2. PIFM Without Redistribution

For comparison purposes, the cross-section is also designed using the PIFM without redistribution. First, the elastic normal and shear stresses at the initial, middle, and final nodes are determined in each cross-section part (each thin-walled element is considered a separate cross-section part). Here, the calculation (as in Steel Design) is only presented for the governing cross-section part (Element 5 in Image 2):

The plastic partial internal forces of the cross-section parts (here, cross-section part i = 5) are then calculated from the stresses, taking into account the dimensions:

N₅ = t * l * (σ_x,A + σ_x,E) / 2 = 800.0 kN

M₅ = t * l² * (σ_x,A - σ_x,E) / 12 = 19.0 kNm

V₅ = t * l * (τ_A + 4 * τ_M + τ_E) / 6 = 402.4 kN

M_xp,5 = M_xp * I_T,5 / I_T = 1.1 kNm

Then, the shear capacity of the cross-section part is designed:

η_τ,5 = |M_xp,5| / (2 * M_pl,xp,5) + √((M_xp,5 / (2 * M_pl,xp,5))² + (V₅ / V_pl,5)²) = 0.74

Finally, the axial force-moment interaction is checked. As in the case of PIFM with redistribution, the resistances are calculated with a reduced yield stress:

f_y,5,red = f_y,5 * √(1 - (τ₅ / τ_Rd,5)²) = 161.4 N/mm²

η_N+M,5 = (N₅ / N_pl,τ,5)² + |M₅| / M_pl,τ,5 = 1.611

With the initial loading displayed in Table 1, the cross-section check is therefore not fulfilled. An iterative calculation shows that the design can just be fulfilled if the loading is reduced to 86%.

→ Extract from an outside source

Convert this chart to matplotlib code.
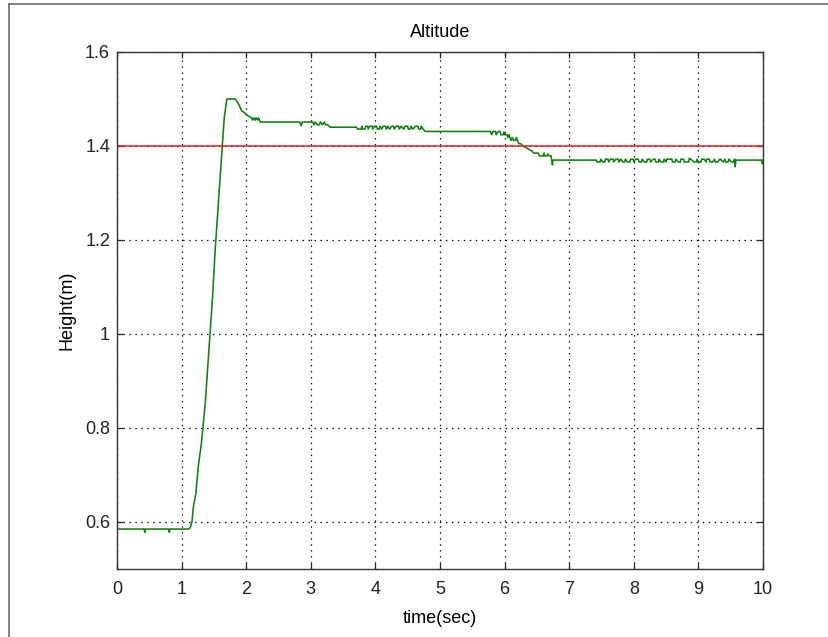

3. Elastic Cross-Section Check

The elastic cross-section check is also significantly exceeded with a maximum design ratio of 129% in Element 5. In this case, the maximum load factor can be determined directly from the reciprocal of the maximum design ratio as 77.5%.

Conclusion

Plastic design using the partial internal forces method allows for significantly more efficient design compared to elastic cross-section check, provided that this is allowable. In the example, a limit load increase of 11% (PIFM without redistribution) or 25.8% (PIFM with redistribution) can be achieved.